Nie było sensacji w rewanżowych meczach niemieckich drużyn w IV rundzie kwalifikacyjnej Ligi Europy. Tylko Stuttgart miał moment, że poczuł ciepło - Dortmund i Leverkusen nie pozwoliły rywalom zbliżyć się na tyle, by mogli marzyć o awansie.
Najpierw odbył się mecz w Ağdam, gdzie miejscowy Qarabağ walczył z Borussią Dortmund. Pierwszy mecz (4:0) nie pozostawił złudzeń kto jest lepszy. Nie pozostawił też cienia wątpliwości na temat różnicy między polską Ekstraklasą a niemiecką Bundesligą. Wisła okazała się zbyt słaba na Azerów, a dortmundczycy strzelili mu w pierwszej połowie 4 gole.
W rewanżu nie było już jednak tak różowo. Goście wprawdzie się nie przemęczali, ale dla porządku powinni wygrać gładko. Tymczasem jedyna bramka padła dopiero w doliczonym czasie gry - Lucas Barrios wpadł w pole karne, efektownie odwrócił się z obrońcą na plecach i nie dał szans bramkarzowi.

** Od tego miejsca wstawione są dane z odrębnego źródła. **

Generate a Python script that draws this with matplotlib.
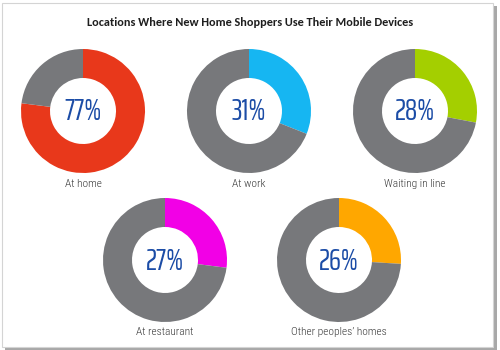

Bayer Leverkusen zaczął w Symferopolu fatalnie, bowiem od zagrania ręką w polu karnym (Erena Derdiyoka). Ukraińcy wykorzystali prezent i objęli prowadzenie. Wynik 3:0 z pierwszego starcia gwarantował jednak Aptekarzom względny spokój. Podopieczni Juppa Heynckesa spokojnie atakowali, świadomi, że w końcu padnie gol. Tak też się stało - tuż po zmianie stron rzut karny po faulu na Barnetcie skutecznie egzekwował Arturo Vidal. W ostatnim kwadransie Niemcy dorzucili jeszcze dwie bramki. W ich szeregach wyróżniał się aktywny Renato Augusto, będący u progu sezonu w znakomitej dyspozycji.
Największej biedy napytał sobie Stuttgart, który powoli przyzwyczaja swoich fanów do rewanżów przyprawiających o ból głowy. W III rundzie Szwaby wygrały na wyjeździe z Molde, by u siebie zacząć od utraty dwóch bramek. Ostatecznie wyrównali, ale niesmak pozostał. Teraz identyczna historia miała miejsce z Slovanem Bratysława. Najpierw 1:0 na wyjeździe, a potem dwie stracone bramki i wielkie nerwy. Na szczęście i tym razem udało się doprowadzić do remisu i dowieźć go do końca. Faktem jest jednak, że w sierpniu Stuttgart gra bardzo słabo i w niczym nie przypominam najlepszej drużyny wiosny 2010.
VfB awans zawdzięcza dwóm panom na G: Gebhartowi i Gentnerowi. Ich dwie bramki pozwoliły odwrócić losy meczu i uzyskać dostęp do fazy grupowej. Niemniej biada Stuttgartowi, jeśli nadal będzie się prezentował tak niefrasobliwie w obronie. Jak widać ubytek Samiego Khediry nie jest tak łatwo załatać.
2. mecze IV rundy kwalifikacyjnej Ligi Europy:
Qarabağ Ağdam - Borussia Dortmund 0:1 (0:4)
Barrios 90
Tawrija Symferopol - Bayer Leverkusen 1:3 (0:3)
Idahor 5-k. - Vidal 51-k., Hołajdo 74-sam., Castro 90
VfB Stuttgart - Slovan Bratysława 2:2 (1:0)
Gebhart 56, Gentner 65 - Dobrotka 9, Sylvestr 53
Losowanie fazy grupowej już w piątek.